──────── Input material

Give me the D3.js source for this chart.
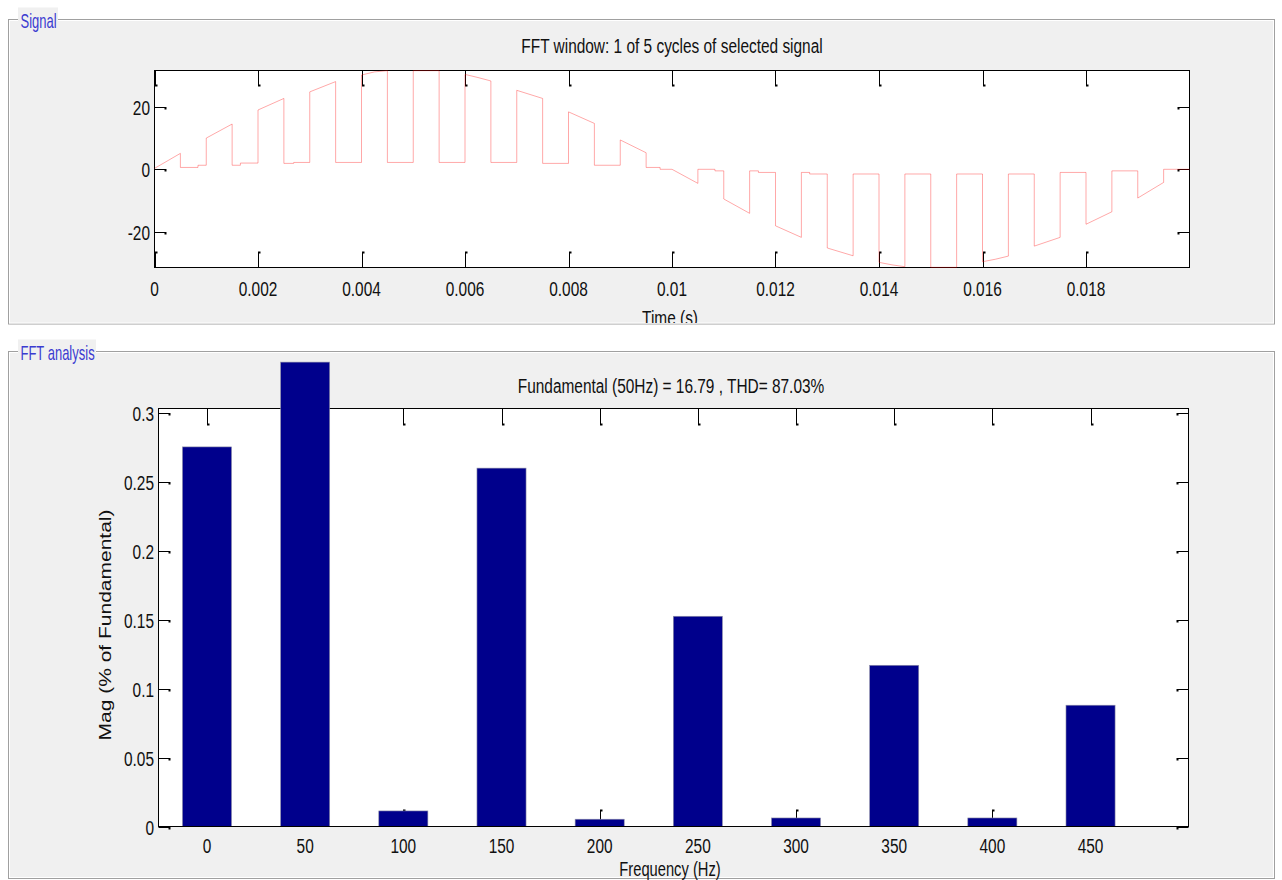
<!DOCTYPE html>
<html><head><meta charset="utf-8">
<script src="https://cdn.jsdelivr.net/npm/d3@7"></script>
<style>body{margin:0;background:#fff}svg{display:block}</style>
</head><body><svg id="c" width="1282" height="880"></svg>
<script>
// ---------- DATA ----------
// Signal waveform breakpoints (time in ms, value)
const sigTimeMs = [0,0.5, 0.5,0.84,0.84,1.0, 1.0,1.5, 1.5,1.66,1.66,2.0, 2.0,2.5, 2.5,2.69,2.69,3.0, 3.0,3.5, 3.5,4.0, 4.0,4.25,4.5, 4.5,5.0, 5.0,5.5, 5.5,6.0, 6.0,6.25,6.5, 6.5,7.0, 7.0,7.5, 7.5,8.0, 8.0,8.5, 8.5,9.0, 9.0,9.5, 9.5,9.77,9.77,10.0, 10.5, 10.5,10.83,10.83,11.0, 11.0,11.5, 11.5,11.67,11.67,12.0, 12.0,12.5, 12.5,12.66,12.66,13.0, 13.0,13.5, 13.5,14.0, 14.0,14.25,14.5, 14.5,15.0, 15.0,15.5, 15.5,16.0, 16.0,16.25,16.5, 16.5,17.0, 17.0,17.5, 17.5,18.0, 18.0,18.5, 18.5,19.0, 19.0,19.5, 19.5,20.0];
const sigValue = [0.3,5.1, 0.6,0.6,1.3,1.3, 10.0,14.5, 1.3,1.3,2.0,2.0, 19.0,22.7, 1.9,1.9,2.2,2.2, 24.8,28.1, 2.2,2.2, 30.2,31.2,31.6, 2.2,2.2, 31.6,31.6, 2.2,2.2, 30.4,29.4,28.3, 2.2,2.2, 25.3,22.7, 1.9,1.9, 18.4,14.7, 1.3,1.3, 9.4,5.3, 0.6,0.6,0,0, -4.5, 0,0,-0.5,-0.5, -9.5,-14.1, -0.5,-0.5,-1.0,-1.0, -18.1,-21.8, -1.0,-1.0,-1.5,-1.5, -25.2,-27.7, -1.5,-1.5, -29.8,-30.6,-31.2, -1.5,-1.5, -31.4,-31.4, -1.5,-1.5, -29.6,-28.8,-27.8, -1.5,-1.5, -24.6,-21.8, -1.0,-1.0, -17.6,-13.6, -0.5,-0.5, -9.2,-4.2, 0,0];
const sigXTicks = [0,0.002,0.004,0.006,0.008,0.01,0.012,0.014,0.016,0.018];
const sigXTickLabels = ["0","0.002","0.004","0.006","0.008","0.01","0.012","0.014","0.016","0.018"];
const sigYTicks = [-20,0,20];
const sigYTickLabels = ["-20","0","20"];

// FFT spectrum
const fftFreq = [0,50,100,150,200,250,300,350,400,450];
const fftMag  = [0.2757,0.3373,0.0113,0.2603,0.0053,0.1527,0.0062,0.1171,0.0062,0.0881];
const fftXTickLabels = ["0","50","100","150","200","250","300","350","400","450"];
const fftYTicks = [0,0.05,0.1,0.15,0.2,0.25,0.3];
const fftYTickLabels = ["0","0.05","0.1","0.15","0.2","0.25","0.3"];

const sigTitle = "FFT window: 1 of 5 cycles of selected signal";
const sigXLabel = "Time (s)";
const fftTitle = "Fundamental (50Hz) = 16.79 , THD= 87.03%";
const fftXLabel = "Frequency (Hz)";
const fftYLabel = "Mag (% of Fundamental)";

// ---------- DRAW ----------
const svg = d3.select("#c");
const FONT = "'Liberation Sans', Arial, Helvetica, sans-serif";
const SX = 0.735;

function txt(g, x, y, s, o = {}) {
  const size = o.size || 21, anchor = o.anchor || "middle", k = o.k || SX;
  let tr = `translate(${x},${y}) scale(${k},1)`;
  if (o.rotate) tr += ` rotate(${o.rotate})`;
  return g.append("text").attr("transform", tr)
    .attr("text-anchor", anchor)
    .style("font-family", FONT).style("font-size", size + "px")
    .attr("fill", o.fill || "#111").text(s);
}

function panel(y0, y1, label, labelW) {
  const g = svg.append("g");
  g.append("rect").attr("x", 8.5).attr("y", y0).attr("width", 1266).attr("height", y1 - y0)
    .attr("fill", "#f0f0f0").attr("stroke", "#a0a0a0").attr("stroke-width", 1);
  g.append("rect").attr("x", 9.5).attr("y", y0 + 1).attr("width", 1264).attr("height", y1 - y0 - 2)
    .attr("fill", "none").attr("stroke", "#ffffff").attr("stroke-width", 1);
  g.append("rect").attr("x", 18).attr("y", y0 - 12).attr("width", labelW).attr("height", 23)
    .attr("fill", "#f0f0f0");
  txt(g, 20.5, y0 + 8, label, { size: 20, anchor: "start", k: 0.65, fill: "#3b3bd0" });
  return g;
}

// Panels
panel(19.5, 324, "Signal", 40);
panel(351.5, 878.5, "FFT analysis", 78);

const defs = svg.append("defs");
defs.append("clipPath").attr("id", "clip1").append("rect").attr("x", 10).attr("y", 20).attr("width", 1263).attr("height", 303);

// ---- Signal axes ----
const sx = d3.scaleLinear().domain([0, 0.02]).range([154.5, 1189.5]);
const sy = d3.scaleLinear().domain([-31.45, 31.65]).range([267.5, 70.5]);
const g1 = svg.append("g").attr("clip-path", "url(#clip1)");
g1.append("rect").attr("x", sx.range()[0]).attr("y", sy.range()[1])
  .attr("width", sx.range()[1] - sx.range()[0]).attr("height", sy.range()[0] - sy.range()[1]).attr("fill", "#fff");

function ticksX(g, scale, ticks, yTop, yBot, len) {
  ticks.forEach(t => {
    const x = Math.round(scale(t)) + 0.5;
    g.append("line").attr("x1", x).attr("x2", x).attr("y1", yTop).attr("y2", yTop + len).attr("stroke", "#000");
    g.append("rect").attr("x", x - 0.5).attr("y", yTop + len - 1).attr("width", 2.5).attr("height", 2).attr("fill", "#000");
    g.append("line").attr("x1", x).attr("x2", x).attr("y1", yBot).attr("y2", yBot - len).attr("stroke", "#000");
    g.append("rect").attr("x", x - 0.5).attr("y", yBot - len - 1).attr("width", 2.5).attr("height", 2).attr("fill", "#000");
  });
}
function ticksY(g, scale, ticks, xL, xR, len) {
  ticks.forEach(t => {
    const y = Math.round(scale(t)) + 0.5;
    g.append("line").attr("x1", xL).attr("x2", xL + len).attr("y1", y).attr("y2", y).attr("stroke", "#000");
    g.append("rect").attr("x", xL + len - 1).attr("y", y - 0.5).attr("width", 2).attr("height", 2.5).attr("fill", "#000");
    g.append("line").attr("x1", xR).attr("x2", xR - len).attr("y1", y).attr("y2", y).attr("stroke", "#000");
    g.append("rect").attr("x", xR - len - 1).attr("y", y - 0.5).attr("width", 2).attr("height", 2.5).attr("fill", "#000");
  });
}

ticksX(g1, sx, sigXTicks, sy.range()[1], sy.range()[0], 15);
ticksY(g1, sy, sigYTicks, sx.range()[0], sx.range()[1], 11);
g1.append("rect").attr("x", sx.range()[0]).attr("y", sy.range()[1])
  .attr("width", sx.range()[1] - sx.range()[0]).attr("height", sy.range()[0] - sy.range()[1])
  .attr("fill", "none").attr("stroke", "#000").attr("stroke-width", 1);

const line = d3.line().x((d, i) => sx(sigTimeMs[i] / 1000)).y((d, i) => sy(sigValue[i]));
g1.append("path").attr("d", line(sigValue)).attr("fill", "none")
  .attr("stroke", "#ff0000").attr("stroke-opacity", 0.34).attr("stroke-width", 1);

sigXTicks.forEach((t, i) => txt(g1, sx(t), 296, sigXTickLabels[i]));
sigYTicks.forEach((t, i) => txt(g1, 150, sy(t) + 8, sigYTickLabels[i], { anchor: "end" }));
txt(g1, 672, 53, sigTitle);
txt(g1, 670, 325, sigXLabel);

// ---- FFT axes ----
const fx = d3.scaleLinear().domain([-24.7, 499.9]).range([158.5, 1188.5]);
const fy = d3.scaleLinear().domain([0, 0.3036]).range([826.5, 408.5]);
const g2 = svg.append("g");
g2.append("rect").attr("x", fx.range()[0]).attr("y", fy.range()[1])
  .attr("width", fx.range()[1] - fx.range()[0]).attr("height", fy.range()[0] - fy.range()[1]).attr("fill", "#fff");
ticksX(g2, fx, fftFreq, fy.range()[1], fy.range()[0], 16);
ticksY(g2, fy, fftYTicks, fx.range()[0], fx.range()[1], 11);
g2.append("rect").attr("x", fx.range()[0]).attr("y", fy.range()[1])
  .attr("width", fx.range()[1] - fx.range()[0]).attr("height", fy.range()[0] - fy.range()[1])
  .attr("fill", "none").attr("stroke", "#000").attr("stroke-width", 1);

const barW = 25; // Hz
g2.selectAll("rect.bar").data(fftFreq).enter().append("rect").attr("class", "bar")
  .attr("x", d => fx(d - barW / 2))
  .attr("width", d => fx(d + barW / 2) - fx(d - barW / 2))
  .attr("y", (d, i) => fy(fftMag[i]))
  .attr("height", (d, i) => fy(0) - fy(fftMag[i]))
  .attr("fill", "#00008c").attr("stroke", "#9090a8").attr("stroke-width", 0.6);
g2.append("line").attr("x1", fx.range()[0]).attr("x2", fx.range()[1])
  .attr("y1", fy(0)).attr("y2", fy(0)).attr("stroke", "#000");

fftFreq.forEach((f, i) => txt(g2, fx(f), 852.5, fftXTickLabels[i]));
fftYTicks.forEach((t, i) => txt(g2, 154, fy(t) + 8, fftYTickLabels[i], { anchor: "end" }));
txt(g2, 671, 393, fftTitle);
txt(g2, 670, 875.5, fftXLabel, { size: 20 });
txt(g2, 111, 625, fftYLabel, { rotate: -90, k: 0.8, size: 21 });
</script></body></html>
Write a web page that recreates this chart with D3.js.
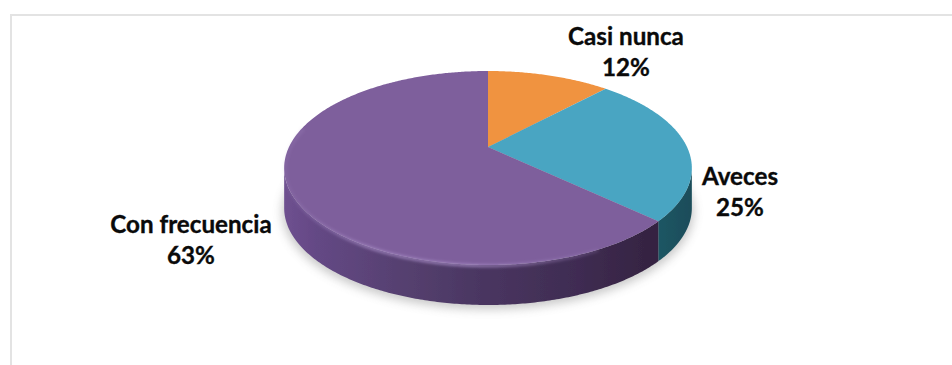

────────────────

__Exercise instructions__
List all lines holding the string "this".

__Exercise solution__
Give me the D3.js source for this chart.
Write a web page that recreates this chart with D3.js.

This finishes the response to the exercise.